Down some back ale the holyman asked us to come into his home.Hs brother answered the door and we were taken up a windy staircase onto the roof where he had his home. It was so humbling. THis little rooftop was half open and half closed where his family includng a wife and 3 kids - 16, 12 and 9 shared this shack. The kids were all sleepy and woke up as we arrived. Its like no matter how little they had they offered everything. I spoke to he kids about school and the wife cooked us all a smal meal of chapati and this amazing spicy potato dish and tomato like salsa/chutney to have with it We smoked a cigarette that was just 1 leaf of tobacco rolled into a smoke. They were so proud to have us there and to share their little world. The wife even brought out her 2 little pets. A guinea pig and rabbit that were so tame. Al i remember is how much she adored them.

Finally i got home around 1.30am. The gate was locked and i had to scale the fence. WTF?~! I was so dodged out cos some random guy on the street watched me. For the rest of the nigt i as freaked out that someone would follow me in and bang my door down.
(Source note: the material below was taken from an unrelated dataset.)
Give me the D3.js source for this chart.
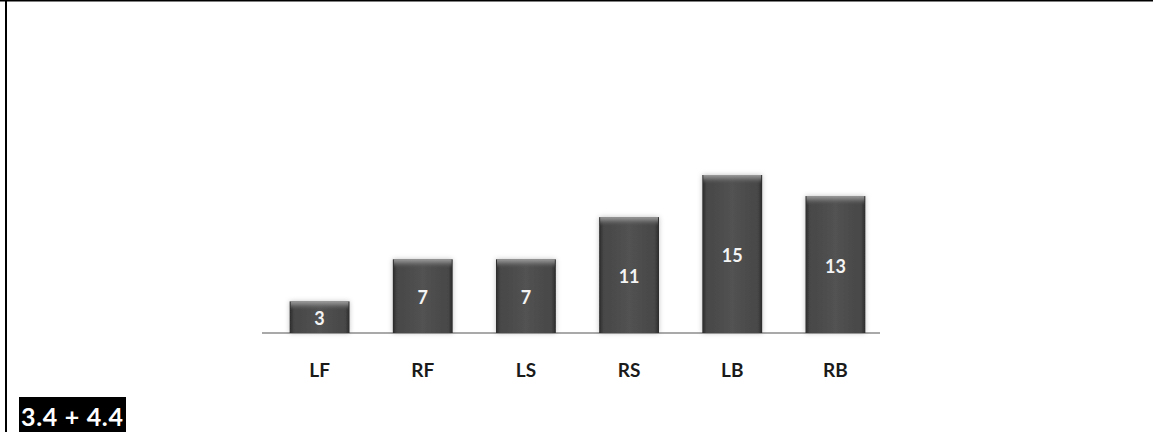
<html lang="en">
<head>
  <meta charset="utf-8">
  <title>Bars</title>
  <script src="https://d3js.org/d3.v7.min.js"></script>
  <style>
    body { margin: 0; background: white; }
  </style>
</head>
<body>
<div id="my_dataviz"></div>
<script>
// data
var categories = ["LF", "RF", "LS", "RS", "LB", "RB"];
var values = [3, 7, 7, 11, 15, 13];
var titleText = "3.4 + 4.4";

var width = 1153, height = 432;

var svg = d3.select("#my_dataviz")
  .append("svg")
    .attr("width", width)
    .attr("height", height);

// gradients for the bevelled bars
var defs = svg.append("defs");
var sideGrad = defs.append("linearGradient").attr("id", "side")
  .attr("x1", "0").attr("x2", "1").attr("y1", "0").attr("y2", "0");
sideGrad.append("stop").attr("offset", "0").attr("stop-color", "#2a2a2a");
sideGrad.append("stop").attr("offset", "0.07").attr("stop-color", "#474747");
sideGrad.append("stop").attr("offset", "0.5").attr("stop-color", "#525252");
sideGrad.append("stop").attr("offset", "0.93").attr("stop-color", "#474747");
sideGrad.append("stop").attr("offset", "1").attr("stop-color", "#2a2a2a");

var topGrad = defs.append("linearGradient").attr("id", "topbevel")
  .attr("x1", "0").attr("x2", "0").attr("y1", "0").attr("y2", "1");
topGrad.append("stop").attr("offset", "0").attr("stop-color", "#a0a0a0").attr("stop-opacity", 0.95);
topGrad.append("stop").attr("offset", "0.35").attr("stop-color", "#7e7e7e").attr("stop-opacity", 0.85);
topGrad.append("stop").attr("offset", "1").attr("stop-color", "#525252").attr("stop-opacity", 0);

var shadow = defs.append("filter").attr("id", "shadow")
  .attr("x", "-20%").attr("y", "-20%").attr("width", "140%").attr("height", "140%");
shadow.append("feDropShadow").attr("dx", 0).attr("dy", 0).attr("stdDeviation", 2.5)
  .attr("flood-color", "#000").attr("flood-opacity", 0.25);

// frame: top and left lines
svg.append("line")
  .attr("x1", 0).attr("x2", width).attr("y1", 0.75).attr("y2", 0.75)
  .attr("stroke", "black").attr("stroke-width", 1.5);
svg.append("line")
  .attr("x1", 6).attr("x2", 6).attr("y1", 0).attr("y2", height)
  .attr("stroke", "black").attr("stroke-width", 2);

// scales
var x = d3.scaleBand()
  .domain(categories)
  .range([268, 887])
  .paddingInner(0.42)
  .paddingOuter(0.21);

var y = d3.scaleLinear()
  .domain([0, 15])
  .range([333, 175]);

// axis line
svg.append("line")
  .attr("x1", x.range()[0] - 6).attr("x2", x.range()[1] - 7)
  .attr("y1", y(0)).attr("y2", y(0))
  .attr("stroke", "#8c8c8c").attr("stroke-width", 1.5);

// bars
var bars = svg.selectAll(".bar")
  .data(values)
  .enter()
  .append("g")
    .attr("class", "bar");

bars.append("rect")
  .attr("x", function(d, i) { return x(categories[i]); })
  .attr("y", function(d) { return y(d); })
  .attr("width", x.bandwidth())
  .attr("height", function(d) { return y(0) - y(d); })
  .attr("fill", "url(#side)")
  .attr("filter", "url(#shadow)");

bars.append("rect")
  .attr("x", function(d, i) { return x(categories[i]) + 1; })
  .attr("y", function(d) { return y(d); })
  .attr("width", x.bandwidth() - 2)
  .attr("height", 9)
  .attr("fill", "url(#topbevel)");

// value labels
bars.append("text")
  .attr("x", function(d, i) { return x(categories[i]) + x.bandwidth() / 2; })
  .attr("y", function(d) { return (y(d) + y(0)) / 2 + 8; })
  .attr("text-anchor", "middle")
  .style("font-family", "Lato, 'Open Sans', sans-serif")
  .style("font-weight", "bold")
  .style("font-size", "18px")
  .style("fill", "#f4f4f4")
  .text(function(d) { return d; });

// category labels
svg.selectAll(".cat")
  .data(categories)
  .enter()
  .append("text")
    .attr("class", "cat")
    .attr("x", function(d) { return x(d) + x.bandwidth() / 2; })
    .attr("y", 377)
    .attr("text-anchor", "middle")
    .style("font-family", "Lato, 'Open Sans', sans-serif")
    .style("font-weight", "bold")
    .style("font-size", "19px")
    .style("fill", "#1a1a1a")
    .text(function(d) { return d; });

// title box at bottom left
svg.append("rect")
  .attr("x", 19).attr("y", 397)
  .attr("width", 107).attr("height", 35)
  .attr("fill", "black");
svg.append("text")
  .attr("x", 21).attr("y", 426)
  .attr("textLength", 102)
  .attr("lengthAdjust", "spacing")
  .style("font-family", "Lato, 'Open Sans', sans-serif")
  .style("font-weight", "bold")
  .style("font-size", "25px")
  .style("fill", "white")
  .text(titleText);
</script>
</body>
</html>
Anyway, it didn't happen. I woke up with massive mosquito bites and eyes like sandpaper. It was about 5.30am and i was about to head off to the ghats for an early boatride which was beautiful. My little guide was a true gentleman and gave me a full run down of the city's, temples and rivers history.

right i've just looked outside and its dark again so i better go home.
I'm going to have a massage from my host lady who is totaly divine and i also have to try her special stuffed potato. yum.

Tomorrow im flying to Dehli to meet my group.Hurrah!
I'm looking forward to being with a group again. Being on my own is exhausting.
I miss Nepal and my old group + and i miss talking to my mumma and papa. I really have to get a sim tomorrow.